Besieged New Zealand Super Fund decides to stick with Israeli white phosphorus maker

Major responsible investor’s office invaded by protesters

The $26.1bn (€16.6bn) New Zealand Superannuation Fund – whose offices were picketed by protestors today – says it will stick with its NZ$900,000 investment in white phosphorous maker Israel Chemicals.

The fund has been under political pressure to divest its holdings, with opposition Labour defence spokesman David Shearer saying it should “immediately divest” its holding in the Tel Aviv-based firm. But NZ Super Chief Executive Adrian Orr said the fund had reviewed its holding in the firm but had found no grounds for exclusion.
The fund said: “White phosphorus has many beneficial uses. It is also has legal, and widespread, military use as a smoke screen. However, its use as a weapon against civilians is illegal.” It added that Israel Chemicals supplies white phosphorus to the US States Defence Force, which supplies arms to the Israel military.
“We have no evidence that Israel Chemicals’ product – or any white phosphorus – has been used against civilians in the recent Gaza conflict,” Orr said. “Our analysis suggests Israel Chemicals operates within national and international laws, and conventions New Zealand has signed.”
The fund’s statement comes as the New Zealand Herald reported that almost 100 protesters demonstrated outside the fund’s offices in Auckland, with six managing to chain themselves to the front desk.Addressing suggestions that the fund should divest from all armaments companies, Orr said its divestment decisions were based on Government and international policy.
“Our role is not to make government policy, or domestic or global political decisions,” Orr wrote in a recent opinion piece (Investing as a responsible member of the world community). He went on: “Inevitably, there will be those who disagree. For example, some people define responsible investment differently, such as wanting to exclude companies involved in gambling and alcohol, both activities that are legal in New Zealand.”
Meanwhile, ABP, the €325bn Dutch civil service scheme has said its board is set to discuss its €68m holdings in three Israeli banks (Bank Hapoalim, Bank Leumi and Bank Mizrahi Tafahot) at the end of August. Vice Chairman Cees de Veer also said in an interview with financial daily FD that the fund has accepted an invitation from campaign group Avaaz to discuss the issue at the end of September.

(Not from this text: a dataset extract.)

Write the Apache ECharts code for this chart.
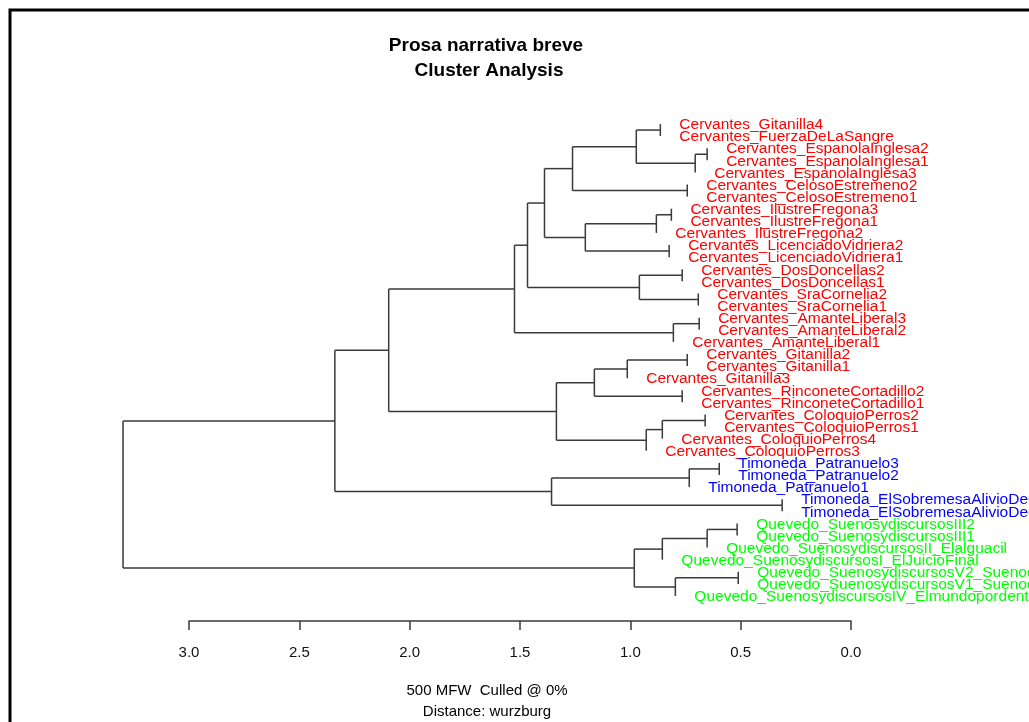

Following peer investor PFZW’s controversial divestment of five Israeli banks – over their role in financing settlements in the West bank – that was announced in January, ABP had said it does not think the banks are in breach of international law. De Veer said ABP has not been able to establish if the banks are violating human rights and that they just facilitate payments in the occupied territories.